I’m a young Canadian conductor working mostly in Europe. I’m studying La mer for concerts in Dortmund this week and came across your excellent articles. Any chance you might have time for a consult this week? Would love to hear your detailed thoughts on La mer and how best to guide and give space to a percussion section in this piece. Sorry I found you so late: I leave for first rehearsals tomorrow!
Thanks for your email, and congratulations on the work you’re doing in Europe. Great that you can conduct La mer in Dortmund. I’m not a conductor, so I can only imagine how thrilling it must be to take on a complex score like that.

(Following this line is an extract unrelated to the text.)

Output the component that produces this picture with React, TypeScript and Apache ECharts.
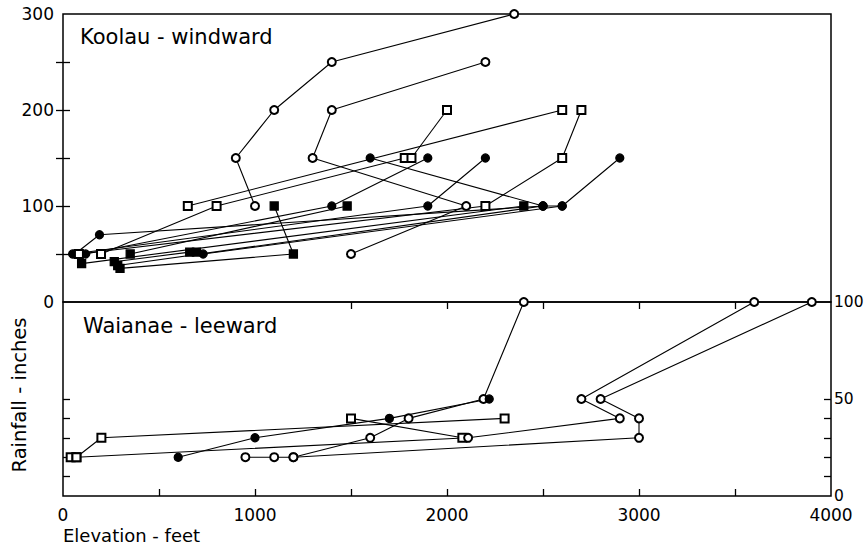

Jordan, I’m not sure I would have much useful advice on the conducting side of this. I’ve played the glockenspiel and cymbal parts a few times, but I haven’t spent my career in an orchestra percussion section. When I’ve played the cymbal parts to La mer and Daphnis I approached them in a very personal way, with let’s say “idiosyncratic” instrument selections, and the conductors gave me a lot of latitude. Most professional orchestra sections have their preferred cymbal setups, and usually interpret these parts based on the orchestra’s tradition, or the players’ teachers’ approach. Unless you want to hear very specific cymbal characteristics in certain passages – high and bright (the very last tremolo for example), darker and/or lower pitch (larger and thinner cymbals), broader and/or richer sound (using two cymbals simultaneously) – I would embrace the orchestra players’ decisions based on the equipment they, or the orchestra possess, and the traditions of execution they represent. I love the sound of cymbals, and most sound good to me if I keep an open mind. Toru Takemitsu was fond of pointing out that writing for cymbals was one of the most difficult jobs in orchestration, because no two sound alike and no matter how specific the composer tries to be in the score (for example, “19 inch, medium heavy, Viennese-style…”) it’s still unpredictable exactly how the part will sound. Frankly, I like surprises, and the various choices different players make for these parts help define a unique interpretation. Arnie Lang, the great percussionist with the NY Phil once told me it’s one thing to know the part, but the important thing is to know the music. If your cymbal player really knows and loves the music in La mer, then their cymbal choices will be perfect.